University of Oxford, UK
Theme Lecture | Thursday, 22 June 2017 | 12:00 – 12:30 hrs
Materially Better Electrochemical Energy Storage
Energy storage is one of the grand challenges of our time. The lithium battery, since its inception in the early 1990s, has transformed technologies such as the mobile phone, laptop computer and tablets. It is the technology of choice for the electrification of transport, and has an important role to play in storing renewable electricity on the grid. However, for all these applications new generations of lithium batteries are required that store more energy, can be recharged more rapidly, are safer and all at lower cost. Achieving these technological advances is in large measure a materials challenge. New multifunctional materials, or advances in existing materials, are required.

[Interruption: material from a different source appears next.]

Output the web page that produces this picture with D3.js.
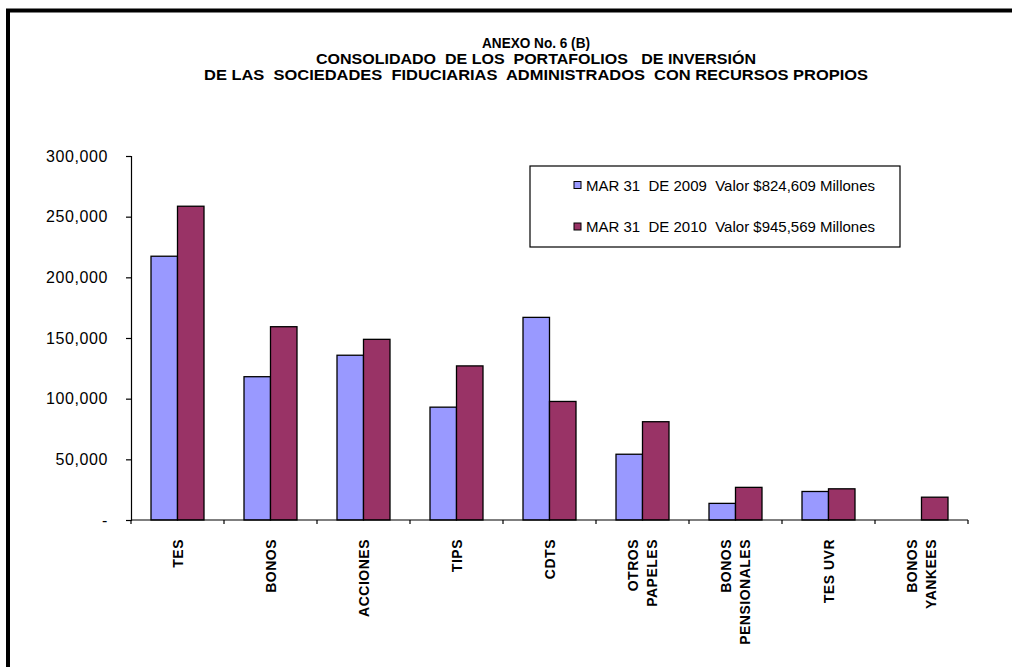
<!DOCTYPE html>
<html><head><meta charset="utf-8">
<script src="https://cdn.jsdelivr.net/npm/d3@7/dist/d3.min.js"></script>
<style>
html,body{margin:0;padding:0;background:#fff;}
svg{display:block;font-family:"Liberation Sans",Arial,sans-serif;}
text{white-space:pre;}
</style></head>
<body>
<svg id="chart" width="1012" height="667"></svg>
<script>
const titleLines = ["ANEXO No. 6 (B)", "CONSOLIDADO  DE LOS  PORTAFOLIOS   DE INVERSIÓN", "DE LAS  SOCIEDADES  FIDUCIARIAS  ADMINISTRADOS  CON RECURSOS PROPIOS"];
const titleWidths = [108, 440, 664];
const categories = ["TES", "BONOS", "ACCIONES", "TIPS", "CDTS", "OTROS\nPAPELES", "BONOS\nPENSIONALES", "TES UVR", "BONOS\nYANKEES"];
const seriesNames = ["MAR 31  DE 2009  Valor $824,609 Millones", "MAR 31  DE 2010  Valor $945,569 Millones"];
const values2009 = [217400, 118100, 135800, 93000, 167000, 54200, 13700, 23500, 0];
const values2010 = [258600, 159300, 148900, 127000, 97700, 81000, 26900, 25700, 18800];
const colors = ["#9999FF", "#993366"];
const yTicks = [0, 50000, 100000, 150000, 200000, 250000, 300000];

const svg = d3.select("#chart");

// outer frame
svg.append("rect").attr("x", 8).attr("y", 10.5).attr("width", 1100).attr("height", 700)
  .attr("fill", "none").attr("stroke", "#000").attr("stroke-width", 4);

// title
svg.append("g").selectAll("text").data(titleLines).join("text")
  .attr("x", 536).attr("y", (d, i) => 48 + i * 16)
  .attr("text-anchor", "middle").attr("font-weight", "bold").attr("font-size", 15.5)
  .attr("textLength", (d, i) => titleWidths[i]).attr("lengthAdjust", "spacingAndGlyphs")
  .text(d => d);

const x = d3.scaleBand().domain(categories).range([131, 968]).paddingInner(0).paddingOuter(0);
const xSub = d3.scaleBand().domain([0, 1]).range([0, x.bandwidth()]).paddingInner(0).paddingOuter(0.755);
const y = d3.scaleLinear().domain([0, 300000]).range([520, 156]);

// y axis
const yAxis = svg.append("g").attr("transform", "translate(131,0)")
  .call(d3.axisLeft(y).tickValues(yTicks).tickSize(5).tickPadding(18)
    .tickFormat(d => d === 0 ? "-" : d3.format(",")(d)));
yAxis.select(".domain").attr("stroke", "#000").attr("stroke-width", 1.2);
yAxis.selectAll(".tick line").attr("stroke", "#000").attr("stroke-width", 1.2);
yAxis.selectAll(".tick text").attr("font-size", 16).attr("fill", "#000")
  .attr("font-family", "'Liberation Sans',Arial,sans-serif").style("letter-spacing", "0.6px");

// bars
const data = categories.map((c, i) => ({ c, v: [values2009[i], values2010[i]] }));
const groups = svg.append("g").selectAll("g").data(data).join("g")
  .attr("transform", d => `translate(${x(d.c)},0)`);
groups.selectAll("rect").data(d => d.v.map((v, s) => ({ v, s })).filter(e => e.v > 0)).join("rect")
  .attr("x", e => xSub(e.s)).attr("width", xSub.bandwidth())
  .attr("y", e => y(e.v)).attr("height", e => y(0) - y(e.v))
  .attr("fill", e => colors[e.s]).attr("stroke", "#000").attr("stroke-width", 1.3);

// x axis
const xAxisG = svg.append("g");
xAxisG.append("line").attr("x1", x.range()[0]).attr("x2", x.range()[1])
  .attr("y1", y(0)).attr("y2", y(0)).attr("stroke", "#000").attr("stroke-width", 1.2);
const bounds = categories.map(c => x(c)).concat([x.range()[1]]);
xAxisG.selectAll("line.tk").data(bounds).join("line").attr("class", "tk")
  .attr("x1", d => d).attr("x2", d => d).attr("y1", y(0)).attr("y2", y(0) + 4)
  .attr("stroke", "#000").attr("stroke-width", 1.2);

// category labels
const lab = svg.append("g").selectAll("g").data(categories).join("g")
  .attr("transform", c => `translate(${x(c) + x.bandwidth() / 2},539) rotate(-90)`);
lab.each(function (c) {
  const lines = c.split("\n");
  const g = d3.select(this);
  lines.forEach((l, i) => {
    const off = (i - (lines.length - 1) / 2) * 19;
    g.append("text").attr("x", 0).attr("y", off + 5)
      .attr("text-anchor", "end").attr("font-weight", "bold").attr("font-size", 14)
      .style("letter-spacing", "0.5px").text(l);
  });
});

// legend
const lg = svg.append("g");
lg.append("rect").attr("x", 530).attr("y", 166).attr("width", 370).attr("height", 81)
  .attr("fill", "#fff").attr("stroke", "#000").attr("stroke-width", 1.2);
seriesNames.forEach((n, i) => {
  const cy = 185 + i * 41.5;
  lg.append("rect").attr("x", 574).attr("y", cy - 3.5).attr("width", 7).attr("height", 7)
    .attr("fill", colors[i]).attr("stroke", "#000").attr("stroke-width", 1);
  lg.append("text").attr("x", 586).attr("y", cy + 5.5).attr("font-size", 15).text(n);
});
</script>
</body></html>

In the presentation, I shall consider advances in materials for the negative and positive electrodes, as well as the electrolyte. Currently the negative electrode in lithium-ion batteries is graphite. There is much effort in transitioning from graphite to silicon-based materials, LixSi. Although these offer substantial increases in energy storage this advantage comes with many problems, which will be discussed. Currently, lithium batteries use liquid electrolytes, such as LiPF6 dissolved in mixtures of organic carbonates. Moving to solid electrolytes, and therefore all solid-state batteries, would transform safety, but many problems will have to be tackled. Two main options are the oxide garnets, e.g. Li(7-x)La3Zr(2-x)Ta(x)O12 with x = 0.5 or 0.6, and the sulphides, e.g. Li7P3S11. The challenges will be discussed including a possible strategy for enabling the desired combination of high conductivity and suitable mechanical properties to act as an electrolyte (separator) in a lithium battery. Finally, consideration will be given to one possible route by which the energy stored in the positive electrode could be increased. The positive electrode in lithium ion batteries is usually a lithium intercalation compound based on a transition metal oxide, such as LiCoO2. These compounds store electrons on the transition metal ions only. If reversible redox reactions could also be achieved involving the oxide ion, then the capacity to store charge (electrons) would be increased. Work on such compounds will be discussed.